Gain Paolo Mureddu gmureddu at prodigy.net.mx
Wed May 17 19:30:34 EDT 2006


Lee Revell escribió:
> Yep, it sucks.  The impossibility of making in-kernel OSS emulation with
> the advanced features of ALSA is probably the #1 unresolved sound issue
> afflicting the Linux desktop.  The only solution I see is to get these
> apps fixed.  Skype and Macromedia (flash plugin) have been promising
> native ALSA support for some time now - maybe that will happen
> someday ;-).  We should try to educate closed source vendors that OSS is
> not a reasonable option.
>
> You could help by trying to figure out why these apps won't work with
> aoss - there are a few open ALSA bug reports with lots of info already.
>   
I also realize that having a drive agnostic system like GStreamer is a 
good thing too (sort of like a HAL for multimedia apps), as GStreamer 
would communicate with the driver which would do soft mix via dmix and 
it would also be completely compatible with other Unix systems like 
*BSD, regardless if they use OSS for their sound drivers (as 4Front OSS 
is still the main driver supplier for pretty much all of the other Unix 
systems), this seems like a good idea especially for media players, but 
for other applications that require more direct access, having an ALSA 
compatible output would be best (like Skype, games, TeamSpeak, etc)

> I don't think anyone has designed a new hardware mixing device in years.
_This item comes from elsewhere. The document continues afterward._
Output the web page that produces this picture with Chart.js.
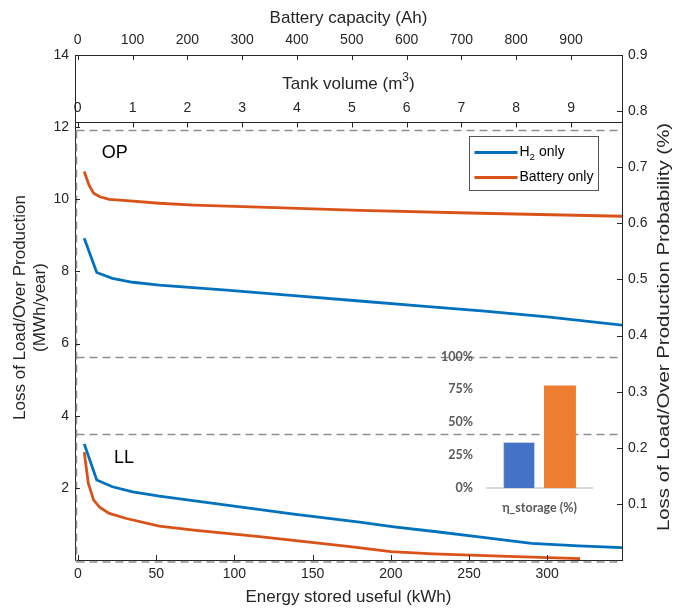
<!DOCTYPE html>
<html>
  <head>
    <title>Loss of Load / Over Production vs energy stored</title>
    <style>
      body { margin: 0; background: #fff; }
      #wrap { position: relative; width: 674px; height: 608px; }
      #mainChart { position: absolute; left: 0; top: 0; }
      #etaChart { position: absolute; left: 420px; top: 335px; }
    </style>
  </head>
  <body>
    <script src="https://cdn.jsdelivr.net/npm/chart.js@4.4.1/dist/chart.umd.min.js"></script>

    <div id="wrap">
      <canvas id="mainChart" width="674" height="608"></canvas>
      <canvas id="etaChart" width="190" height="195"></canvas>
    </div>

    <script>
      // H2 only (blue)
      const h2OpEnergy = [4, 12, 22, 35, 52, 95, 138, 180, 220, 260, 300, 348];
      const h2OpLoss   = [8.92, 7.97, 7.81, 7.70, 7.62, 7.48, 7.33, 7.18, 7.04, 6.90, 6.74, 6.51];
      const h2LlEnergy = [4, 12, 22, 35, 52, 95, 138, 180, 202, 228, 255, 290, 320, 348];
      const h2LlLoss   = [3.22, 2.22, 2.03, 1.89, 1.77, 1.52, 1.27, 1.05, 0.92, 0.79, 0.65, 0.46, 0.39, 0.34];

      // Battery only (orange)
      const batOpEnergy = [4, 7, 10, 14, 20, 31, 52, 74, 116, 180, 250, 348];
      const batOpLoss   = [10.77, 10.40, 10.17, 10.07, 10.00, 9.96, 9.89, 9.84, 9.78, 9.69, 9.62, 9.53];
      const batLlEnergy = [4, 6.6, 10, 14, 20, 31, 52, 74, 116, 174, 200, 227, 270, 321];
      const batLlLoss   = [2.99, 2.13, 1.66, 1.46, 1.29, 1.15, 0.94, 0.83, 0.65, 0.37, 0.23, 0.17, 0.11, 0.04];

      // tick labels
      const energyTicks   = [0, 50, 100, 150, 200, 250, 300];
      const batteryTicks  = [0, 100, 200, 300, 400, 500, 600, 700, 800, 900];
      const tankTicks     = [0, 1, 2, 3, 4, 5, 6, 7, 8, 9];
      const lossTicks     = [2, 4, 6, 8, 10, 12, 14];
      const probTicks     = [0.1, 0.2, 0.3, 0.4, 0.5, 0.6, 0.7, 0.8, 0.9];

      // dashed OP / LL region bounds and tank-axis divider, in MWh/year
      const regionLines = [11.92, 5.63, 3.49];
      const tankDivider = 12.14;

      // inset: storage efficiency
      const etaCategories = ['η_storage (%)'];
      const etaH2 = [35];
      const etaBattery = [78];
      const etaTicks = [0, 25, 50, 75, 100];

      const BLUE = '#0072BD';
      const ORANGE = '#D95319';
      const INK = '#262626';
      const FONT = 'Liberation Sans';

      const pts = (xs, ys) => xs.map((x, i) => ({ x: x, y: ys[i] }));
      const fixTicks = (vals) => (scale) => { scale.ticks = vals.map(v => ({ value: v })); };

      const lineStyle = { pointRadius: 0, borderWidth: 2.8, tension: 0, fill: false };

      function supText(ctx, parts, x, y, size, align) {
        // parts: [text, raised/lowered?]; draws mixed normal + script text
        let total = 0;
        parts.forEach(p => {
          ctx.font = (p[1] ? size * 0.7 : size) + 'px "' + FONT + '"';
          total += ctx.measureText(p[0]).width;
        });
        let cx = align === 'center' ? x - total / 2 : x;
        ctx.textAlign = 'left';
        parts.forEach(p => {
          ctx.font = (p[1] ? size * 0.7 : size) + 'px "' + FONT + '"';
          ctx.fillText(p[0], cx, y + (p[1] || 0));
          cx += ctx.measureText(p[0]).width;
        });
      }

      const decorations = {
        id: 'decorations',
        beforeDatasetsDraw(chart) {
          const { ctx, chartArea: a, scales } = chart;
          const ys = scales.y;
          const xl = a.left + 1.5;
          ctx.save();
          ctx.strokeStyle = '#8f8f8f';
          ctx.lineWidth = 1.5;
          ctx.setLineDash([8, 5]);
          ctx.beginPath();
          regionLines.forEach(v => {
            const py = Math.round(ys.getPixelForValue(v)) + 0.5;
            ctx.moveTo(xl, py);
            ctx.lineTo(a.right, py);
          });
          ctx.moveTo(xl, Math.round(ys.getPixelForValue(regionLines[0])) + 0.5);
          ctx.lineTo(xl, a.bottom + 2);
          ctx.moveTo(xl, a.bottom + 2);
          ctx.lineTo(a.right, a.bottom + 2);
          ctx.stroke();
          ctx.restore();
        },
        afterDraw(chart) {
          const { ctx, chartArea: a, scales } = chart;
          const { x, y, y2, xTop, xTank } = scales;
          ctx.save();
          ctx.strokeStyle = INK;
          ctx.fillStyle = INK;
          ctx.lineWidth = 1;

          // divider between tank-volume strip and main plot
          const dy = Math.round(y.getPixelForValue(tankDivider)) + 0.5;
          ctx.beginPath();
          ctx.moveTo(a.left, dy);
          ctx.lineTo(a.right, dy);

          // inward tick marks
          const L = 5;
          energyTicks.forEach(v => {
            const px = Math.round(x.getPixelForValue(v)) + 0.5;
            ctx.moveTo(px, a.bottom); ctx.lineTo(px, a.bottom - L);
          });
          batteryTicks.forEach(v => {
            const px = Math.round(xTop.getPixelForValue(v)) + 0.5;
            ctx.moveTo(px, a.top); ctx.lineTo(px, a.top + L);
          });
          tankTicks.forEach(v => {
            const px = Math.round(xTank.getPixelForValue(v)) + 0.5;
            ctx.moveTo(px, dy); ctx.lineTo(px, dy + L);
          });
          lossTicks.forEach(v => {
            const py = Math.round(y.getPixelForValue(v)) + 0.5;
            ctx.moveTo(a.left, py); ctx.lineTo(a.left + L, py);
          });
          probTicks.forEach(v => {
            const py = Math.round(y2.getPixelForValue(v)) + 0.5;
            ctx.moveTo(a.right, py); ctx.lineTo(a.right - L, py);
          });
          ctx.stroke();

          // tank volume axis (labels inside the top strip)
          ctx.textBaseline = 'middle';
          ctx.textAlign = 'center';
          ctx.font = '14px "' + FONT + '"';
          tankTicks.forEach(v => {
            ctx.fillText(String(v), xTank.getPixelForValue(v), dy - 14);
          });
          supText(ctx, [['Tank volume (m'], ['3', -7], [')']], (a.left + a.right) / 2, dy - 38, 17, 'center');

          // region labels
          ctx.font = '18px "' + FONT + '"';
          ctx.textAlign = 'center';
          ctx.fillStyle = '#000';
          ctx.fillText('OP', x.getPixelForValue(23.5), y.getPixelForValue(11.28));
          ctx.fillText('LL', x.getPixelForValue(29.5), y.getPixelForValue(2.83));

          // legend
          const lx = 469.5, ly = 136.5, lw = 129, lh = 54;
          ctx.fillStyle = '#fff';
          ctx.fillRect(lx, ly, lw, lh);
          ctx.strokeStyle = '#555';
          ctx.strokeRect(lx, ly, lw, lh);
          const items = [chart.data.datasets[0], chart.data.datasets[2]];
          items.forEach((ds, i) => {
            const iy = ly + 16 + i * 25;
            ctx.strokeStyle = ds.borderColor;
            ctx.lineWidth = 2.8;
            ctx.beginPath();
            ctx.moveTo(lx + 5, iy);
            ctx.lineTo(lx + 48, iy);
            ctx.stroke();
            ctx.fillStyle = '#000';
            ctx.textBaseline = 'middle';
            if (i === 0) {
              supText(ctx, [['H'], ['2', 5], [' only']], lx + 50, iy, 14, 'left');
            } else {
              ctx.font = '14px "' + FONT + '"';
              ctx.textAlign = 'left';
              ctx.fillText(ds.label, lx + 50, iy);
            }
          });

          // right axis title, reading bottom to top
          ctx.fillStyle = INK;
          ctx.font = '17px "' + FONT + '"';
          ctx.textAlign = 'center';
          ctx.textBaseline = 'middle';
          ctx.translate(664, 327);
          ctx.rotate(-Math.PI / 2);
          ctx.scale(1.2, 1);
          ctx.fillText('Loss of Load/Over Production Probability (%)', 0, 0);
          ctx.restore();
        }
      };

      const tickFont = { family: FONT, size: 14 };
      const titleFont = { family: FONT, size: 17 };
      const noGrid = { display: false, drawTicks: false };
      const border = { display: true, color: INK, width: 1 };

      new Chart(document.getElementById('mainChart'), {
        type: 'line',
        data: {
          datasets: [
            { label: 'H2 only', data: pts(h2OpEnergy, h2OpLoss), borderColor: BLUE, ...lineStyle },
            { label: 'H2 only LL', data: pts(h2LlEnergy, h2LlLoss), borderColor: BLUE, ...lineStyle },
            { label: 'Battery only', data: pts(batOpEnergy, batOpLoss), borderColor: ORANGE, ...lineStyle },
            { label: 'Battery only LL', data: pts(batLlEnergy, batLlLoss), borderColor: ORANGE, ...lineStyle }
          ]
        },
        options: {
          responsive: false,
          animation: false,
          devicePixelRatio: 1,
          layout: { padding: 0 },
          plugins: { legend: { display: false }, tooltip: { enabled: false } },
          scales: {
            x: {
              type: 'linear', position: 'bottom', min: -1.9, max: 347.8,
              afterBuildTicks: fixTicks(energyTicks),
              afterFit: s => { s.height = 48; },
              grid: noGrid, border: border,
              ticks: { font: tickFont, color: INK, padding: 6, maxRotation: 0 },
              title: { display: true, text: 'Energy stored useful (kWh)', font: titleFont, color: INK, padding: { top: 0, bottom: 0 } }
            },
            xTop: {
              type: 'linear', position: 'top', min: -5, max: 993,
              afterBuildTicks: fixTicks(batteryTicks),
              afterFit: s => { s.height = 55; },
              grid: noGrid, border: border,
              ticks: { font: tickFont, color: INK, padding: 6, maxRotation: 0 },
              title: { display: true, text: 'Battery capacity (Ah)', font: titleFont, color: INK, padding: { top: 8, bottom: 0 } }
            },
            xTank: {
              type: 'linear', display: false, min: -0.05, max: 9.93
            },
            y: {
              type: 'linear', position: 'left', min: 0, max: 14,
              afterBuildTicks: fixTicks(lossTicks),
              afterFit: s => { s.width = 75; },
              grid: noGrid, border: border,
              ticks: { font: tickFont, color: INK, padding: 6, callback: v => String(v) },
              title: { display: true, text: ['Loss of Load/Over Production', '(MWh/year)'], font: titleFont, color: INK, padding: { top: 10, bottom: 0 } }
            },
            y2: {
              type: 'linear', position: 'right', min: 0, max: 0.9,
              afterBuildTicks: fixTicks(probTicks),
              afterFit: s => { s.width = 52; },
              grid: noGrid, border: border,
              ticks: { font: tickFont, color: INK, padding: 6, callback: v => v.toFixed(1) }
            }
          }
        },
        plugins: [decorations]
      });

      const insetFont = { family: 'Lato', size: 12.5, weight: 'bold' };

      new Chart(document.getElementById('etaChart'), {
        type: 'bar',
        data: {
          labels: etaCategories,
          datasets: [
            { label: 'H2 only', data: etaH2, backgroundColor: '#4472C4', borderColor: '#bfcfee', borderWidth: 1 },
            { label: 'Battery only', data: etaBattery, backgroundColor: '#ED7D31' }
          ]
        },
        options: {
          responsive: false,
          animation: false,
          devicePixelRatio: 1,
          categoryPercentage: 0.78,
          barPercentage: 0.78,
          layout: { padding: { left: 0, right: 18, top: 17, bottom: 0 } },
          plugins: { legend: { display: false }, tooltip: { enabled: false } },
          scales: {
            x: {
              grid: { display: false, drawTicks: false },
              border: { display: true, color: '#d9d9d9', width: 2 },
              ticks: { font: insetFont, color: '#595959', padding: 12 },
              afterFit: s => { s.height = 42; }
            },
            y: {
              min: 0, max: 100,
              afterBuildTicks: fixTicks(etaTicks),
              grid: { display: false, drawTicks: false },
              border: { display: false },
              ticks: { font: insetFont, color: '#595959', padding: 14, callback: v => v + '%' },
              afterFit: s => { s.width = 67; }
            }
          }
        }
      });
    </script>
  </body>
</html>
> It's all single-access with software mixing these days because it makes
> the hardware cheaper.  The Envy stuff will never support hardware mixing
> because it works on Windows without it ;-)
>
> Lee
>   
I kind of figured that much (the Envy24 arch not having a hardware 
mixing DSP), just needed to be sure about that. Indeed hardware mixing 
cards are quite expensive, as still today an Audgy 2 ZS sells for nearly 
as much as an X-Fi Extreme Music edition (about $160 USD) down here.